Skip every picture and transcribe the remaining material exactly.

※

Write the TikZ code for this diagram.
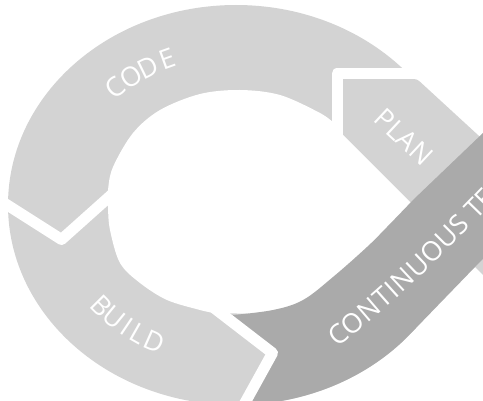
\documentclass[tikz,border=0pt]{standalone}
\usepackage{fontspec}
\newfontfamily\lblfont{Open Sans}
\usetikzlibrary{calc}
\definecolor{segLight}{RGB}{211,211,211}
\definecolor{segDark}{RGB}{170,170,170}
\begin{document}
\begin{tikzpicture}[x=1pt,y=1pt,
  lbl/.style={text=white, font=\lblfont\fontsize{27}{27}\selectfont, inner sep=0pt},
  gapline/.style={draw=white, line width=11pt, line join=round, line cap=butt}]
\useasboundingbox (0,0) rectangle (483,400);
\clip (0,0) rectangle (483,400);
% light ring and PLAN segment
\fill[segLight] (236,195) ellipse [x radius=228, y radius=200];
\fill[segLight, rounded corners=3pt] (342.5,265.5) -- (342.5,321) -- (417,321) -- (540,208) -- (540,68) -- cycle;
% inner hole
\fill[white] plot[smooth, tension=0.55] coordinates {(214,87) (200,90) (167,100) (140,117) (120,137) (110,170) (108,193) (108,210) (113,233) (133,267) (160,290) (200,306) (240,310) (280,305) (320,287) (335,276)} -- (342.5,265.5) -- (412,196) -- (380,155) -- (340,118) -- (300,93) -- (260,86) -- cycle;
% continuous testing band
\fill[segDark] (215,91) -- plot[smooth, tension=0.6] coordinates {(233,85) (273,90) (303,100) (333,123) (367,153) (387,173) (413,200)} -- (520,302.4) -- (520,179.5) -- (409.9,65.7) arc[start angle=-40.3, end angle=-80, x radius=228, y radius=200] -- (241,-10) -- (272.5,47) -- cycle;
% white gaps between segments
\draw[gapline] (-10,206) -- (61.5,160.5) -- (118,211);
\draw[gapline] (440,326.5) -- (337,326.5) -- (337,255);
\draw[gapline] (205,99) -- (272.5,47) -- (241,-10);
% labels
\foreach \ch/\t [count=\i] in {C/132,O/125.4,D/118.8,E/112}{
  \pgfmathsetmacro{\rot}{atan2(-155*cos(\t),174*sin(\t))}
  \node[lbl, rotate=\rot] (code\i) at ($(232,197)+(\t:174 and 155)$) {\ch};
}
\foreach \ch/\t [count=\i] in {B/221.5,U/227.5,I/232.8,L/237.5,D/243.5}{
  \pgfmathsetmacro{\rot}{atan2(155*cos(\t),-174*sin(\t))}
  \node[lbl, rotate=\rot] (build\i) at ($(232,197)+(\t:174 and 155)$) {\ch};
}
\node[lbl, rotate=-43] (plan) at (404,263) {PLAN};
\path (338,65) .. controls (390.8,106.2) and (438.5,153.8) .. (485,202)
  node[lbl, sloped, pos=0] (ct1) {C}
  node[lbl, sloped, pos=0.094] (ct2) {O}
  node[lbl, sloped, pos=0.200] (ct3) {N}
  node[lbl, sloped, pos=0.291] (ct4) {T}
  node[lbl, sloped, pos=0.349] (ct5) {I}
  node[lbl, sloped, pos=0.423] (ct6) {N}
  node[lbl, sloped, pos=0.526] (ct7) {U}
  node[lbl, sloped, pos=0.628] (ct8) {O}
  node[lbl, sloped, pos=0.730] (ct9) {U}
  node[lbl, sloped, pos=0.816] (ct10) {S}
  node[lbl, sloped, pos=0.926] (ct11) {T}
  node[lbl, sloped, pos=1] (ct12) {E};
\end{tikzpicture}
\end{document}
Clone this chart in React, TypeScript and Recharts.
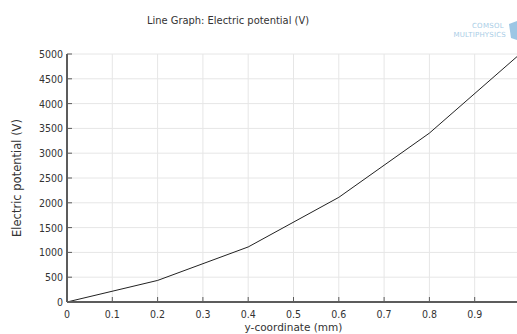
import { CartesianGrid, Label, Line, LineChart, XAxis, YAxis } from "recharts";

// y-coordinate (mm) vs electric potential (V)
const Y_MM = [0, 0.2, 0.4, 0.6, 0.8, 1.0];
const POTENTIAL = [0, 435, 1110, 2110, 3405, 5000];
const X_TICKS = [0, 0.1, 0.2, 0.3, 0.4, 0.5, 0.6, 0.7, 0.8, 0.9];
const Y_TICKS = [0, 500, 1000, 1500, 2000, 2500, 3000, 3500, 4000, 4500, 5000];

const FRAME = "#5c5c5c";
const GRID = "#e6e6e6";
const TEXT = "#333";
const FONT = "'DejaVu Sans Condensed', 'Liberation Sans Narrow', 'Liberation Sans', sans-serif";
const LABEL_FONT = "'DejaVu Sans', sans-serif";

const rows = Y_MM.map((y, i) => ({ y, v: POTENTIAL[i] }));

function BottomTick({ x, y, payload }: any) {
  return (
    <g>
      <line x1={x} x2={x} y1={y} y2={y - 5} stroke={FRAME} strokeWidth={1} />
      <text x={x} y={y + 16} textAnchor="middle" fontSize={10.5} fill={TEXT} fontFamily={FONT}>
        {String(payload.value)}
      </text>
    </g>
  );
}

function TopTick({ x, y }: any) {
  return <line x1={x} x2={x} y1={y} y2={y + 5} stroke={FRAME} strokeWidth={1} />;
}

function LeftTick({ x, y, payload }: any) {
  return (
    <g>
      <line x1={x} x2={x + 5} y1={y} y2={y} stroke={FRAME} strokeWidth={1} />
      <text x={x - 4} y={y + 4} textAnchor="end" fontSize={10.5} fill={TEXT} fontFamily={FONT}>
        {String(payload.value)}
      </text>
    </g>
  );
}

export default function App() {
  return (
    <div style={{ position: "fixed", left: 0, top: 0, width: 517, height: 334, overflow: "hidden", background: "#fff" }}>
      <LineChart width={540} height={334} data={rows} margin={{ top: 54, right: 20, bottom: 0, left: 0 }}>
        <CartesianGrid stroke={GRID} strokeWidth={1} />
        <XAxis
          xAxisId="top"
          orientation="top"
          dataKey="y"
          type="number"
          domain={[0, 1]}
          ticks={X_TICKS}
          height={0}
          tickSize={0}
          tickLine={false}
          tick={<TopTick />}
          axisLine={{ stroke: FRAME, strokeWidth: 2 }}
        />
        <XAxis
          dataKey="y"
          type="number"
          domain={[0, 1]}
          ticks={X_TICKS}
          height={32}
          tickSize={0}
          tickMargin={0}
          tickLine={false}
          tick={<BottomTick />}
          axisLine={{ stroke: FRAME, strokeWidth: 2 }}
        >
          <Label value="y-coordinate (mm)" position="insideBottom" offset={3} fontSize={10.5} fill={TEXT} fontFamily={LABEL_FONT} />
        </XAxis>
        <YAxis
          type="number"
          domain={[0, 5000]}
          ticks={Y_TICKS}
          width={67}
          tickSize={0}
          tickMargin={0}
          tickLine={false}
          tick={<LeftTick />}
          axisLine={{ stroke: FRAME, strokeWidth: 2 }}
        >
          <Label value="Electric potential (V)" angle={-90} position="insideLeft" offset={17} fontSize={11.5} fill={TEXT} fontFamily={LABEL_FONT} style={{ textAnchor: "middle" }} />
        </YAxis>
        <Line dataKey="v" stroke="#222" strokeWidth={1} dot={false} isAnimationActive={false} />
      </LineChart>
      <svg width={517} height={50} style={{ position: "absolute", left: 0, top: 0 }}>
        <text x={228} y={24} textAnchor="middle" fontSize={11} fill={TEXT} fontFamily={FONT}>
          Line Graph: Electric potential (V)
        </text>
        <text x={504} y={28} textAnchor="end" fontSize={7} fill="#a9cde6" fontFamily={LABEL_FONT} letterSpacing={0.3}>
          COMSOL
        </text>
        <text x={506} y={37} textAnchor="end" fontSize={7} fill="#a9cde6" fontFamily={LABEL_FONT} letterSpacing={0.2}>
          MULTIPHYSICS
        </text>
        <path d="M509 24 L517 21 L517 40 L511 38 Z" fill="#9cc6e4" />
      </svg>
    </div>
  );
}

※

- _Written response_:
Write the TikZ code for this diagram.
\documentclass[tikz,border=0pt]{standalone}
\usepackage{fontspec}
\newfontfamily\lblfont{Open Sans}
\usetikzlibrary{calc}
\definecolor{segLight}{RGB}{211,211,211}
\definecolor{segDark}{RGB}{170,170,170}
\begin{document}
\begin{tikzpicture}[x=1pt,y=1pt,
  lbl/.style={text=white, font=\lblfont\fontsize{27}{27}\selectfont, inner sep=0pt},
  gapline/.style={draw=white, line width=11pt, line join=round, line cap=butt}]
\useasboundingbox (0,0) rectangle (483,400);
\clip (0,0) rectangle (483,400);
% light ring and PLAN segment
\fill[segLight] (236,195) ellipse [x radius=228, y radius=200];
\fill[segLight, rounded corners=3pt] (342.5,265.5) -- (342.5,321) -- (417,321) -- (540,208) -- (540,68) -- cycle;
% inner hole
\fill[white] plot[smooth, tension=0.55] coordinates {(214,87) (200,90) (167,100) (140,117) (120,137) (110,170) (108,193) (108,210) (113,233) (133,267) (160,290) (200,306) (240,310) (280,305) (320,287) (335,276)} -- (342.5,265.5) -- (412,196) -- (380,155) -- (340,118) -- (300,93) -- (260,86) -- cycle;
% continuous testing band
\fill[segDark] (215,91) -- plot[smooth, tension=0.6] coordinates {(233,85) (273,90) (303,100) (333,123) (367,153) (387,173) (413,200)} -- (520,302.4) -- (520,179.5) -- (409.9,65.7) arc[start angle=-40.3, end angle=-80, x radius=228, y radius=200] -- (241,-10) -- (272.5,47) -- cycle;
% white gaps between segments
\draw[gapline] (-10,206) -- (61.5,160.5) -- (118,211);
\draw[gapline] (440,326.5) -- (337,326.5) -- (337,255);
\draw[gapline] (205,99) -- (272.5,47) -- (241,-10);
% labels
\foreach \ch/\t [count=\i] in {C/132,O/125.4,D/118.8,E/112}{
  \pgfmathsetmacro{\rot}{atan2(-155*cos(\t),174*sin(\t))}
  \node[lbl, rotate=\rot] (code\i) at ($(232,197)+(\t:174 and 155)$) {\ch};
}
\foreach \ch/\t [count=\i] in {B/221.5,U/227.5,I/232.8,L/237.5,D/243.5}{
  \pgfmathsetmacro{\rot}{atan2(155*cos(\t),-174*sin(\t))}
  \node[lbl, rotate=\rot] (build\i) at ($(232,197)+(\t:174 and 155)$) {\ch};
}
\node[lbl, rotate=-43] (plan) at (404,263) {PLAN};
\path (338,65) .. controls (390.8,106.2) and (438.5,153.8) .. (485,202)
  node[lbl, sloped, pos=0] (ct1) {C}
  node[lbl, sloped, pos=0.094] (ct2) {O}
  node[lbl, sloped, pos=0.200] (ct3) {N}
  node[lbl, sloped, pos=0.291] (ct4) {T}
  node[lbl, sloped, pos=0.349] (ct5) {I}
  node[lbl, sloped, pos=0.423] (ct6) {N}
  node[lbl, sloped, pos=0.526] (ct7) {U}
  node[lbl, sloped, pos=0.628] (ct8) {O}
  node[lbl, sloped, pos=0.730] (ct9) {U}
  node[lbl, sloped, pos=0.816] (ct10) {S}
  node[lbl, sloped, pos=0.926] (ct11) {T}
  node[lbl, sloped, pos=1] (ct12) {E};
\end{tikzpicture}
\end{document}
Clone this chart in React, TypeScript and Recharts.
import { CartesianGrid, Label, Line, LineChart, XAxis, YAxis } from "recharts";

// y-coordinate (mm) vs electric potential (V)
const Y_MM = [0, 0.2, 0.4, 0.6, 0.8, 1.0];
const POTENTIAL = [0, 435, 1110, 2110, 3405, 5000];
const X_TICKS = [0, 0.1, 0.2, 0.3, 0.4, 0.5, 0.6, 0.7, 0.8, 0.9];
const Y_TICKS = [0, 500, 1000, 1500, 2000, 2500, 3000, 3500, 4000, 4500, 5000];

const FRAME = "#5c5c5c";
const GRID = "#e6e6e6";
const TEXT = "#333";
const FONT = "'DejaVu Sans Condensed', 'Liberation Sans Narrow', 'Liberation Sans', sans-serif";
const LABEL_FONT = "'DejaVu Sans', sans-serif";

const rows = Y_MM.map((y, i) => ({ y, v: POTENTIAL[i] }));

function BottomTick({ x, y, payload }: any) {
  return (
    <g>
      <line x1={x} x2={x} y1={y} y2={y - 5} stroke={FRAME} strokeWidth={1} />
      <text x={x} y={y + 16} textAnchor="middle" fontSize={10.5} fill={TEXT} fontFamily={FONT}>
        {String(payload.value)}
      </text>
    </g>
  );
}

function TopTick({ x, y }: any) {
  return <line x1={x} x2={x} y1={y} y2={y + 5} stroke={FRAME} strokeWidth={1} />;
}

function LeftTick({ x, y, payload }: any) {
  return (
    <g>
      <line x1={x} x2={x + 5} y1={y} y2={y} stroke={FRAME} strokeWidth={1} />
      <text x={x - 4} y={y + 4} textAnchor="end" fontSize={10.5} fill={TEXT} fontFamily={FONT}>
        {String(payload.value)}
      </text>
    </g>
  );
}

export default function App() {
  return (
    <div style={{ position: "fixed", left: 0, top: 0, width: 517, height: 334, overflow: "hidden", background: "#fff" }}>
      <LineChart width={540} height={334} data={rows} margin={{ top: 54, right: 20, bottom: 0, left: 0 }}>
        <CartesianGrid stroke={GRID} strokeWidth={1} />
        <XAxis
          xAxisId="top"
          orientation="top"
          dataKey="y"
          type="number"
          domain={[0, 1]}
          ticks={X_TICKS}
          height={0}
          tickSize={0}
          tickLine={false}
          tick={<TopTick />}
          axisLine={{ stroke: FRAME, strokeWidth: 2 }}
        />
        <XAxis
          dataKey="y"
          type="number"
          domain={[0, 1]}
          ticks={X_TICKS}
          height={32}
          tickSize={0}
          tickMargin={0}
          tickLine={false}
          tick={<BottomTick />}
          axisLine={{ stroke: FRAME, strokeWidth: 2 }}
        >
          <Label value="y-coordinate (mm)" position="insideBottom" offset={3} fontSize={10.5} fill={TEXT} fontFamily={LABEL_FONT} />
        </XAxis>
        <YAxis
          type="number"
          domain={[0, 5000]}
          ticks={Y_TICKS}
          width={67}
          tickSize={0}
          tickMargin={0}
          tickLine={false}
          tick={<LeftTick />}
          axisLine={{ stroke: FRAME, strokeWidth: 2 }}
        >
          <Label value="Electric potential (V)" angle={-90} position="insideLeft" offset={17} fontSize={11.5} fill={TEXT} fontFamily={LABEL_FONT} style={{ textAnchor: "middle" }} />
        </YAxis>
        <Line dataKey="v" stroke="#222" strokeWidth={1} dot={false} isAnimationActive={false} />
      </LineChart>
      <svg width={517} height={50} style={{ position: "absolute", left: 0, top: 0 }}>
        <text x={228} y={24} textAnchor="middle" fontSize={11} fill={TEXT} fontFamily={FONT}>
          Line Graph: Electric potential (V)
        </text>
        <text x={504} y={28} textAnchor="end" fontSize={7} fill="#a9cde6" fontFamily={LABEL_FONT} letterSpacing={0.3}>
          COMSOL
        </text>
        <text x={506} y={37} textAnchor="end" fontSize={7} fill="#a9cde6" fontFamily={LABEL_FONT} letterSpacing={0.2}>
          MULTIPHYSICS
        </text>
        <path d="M509 24 L517 21 L517 40 L511 38 Z" fill="#9cc6e4" />
      </svg>
    </div>
  );
}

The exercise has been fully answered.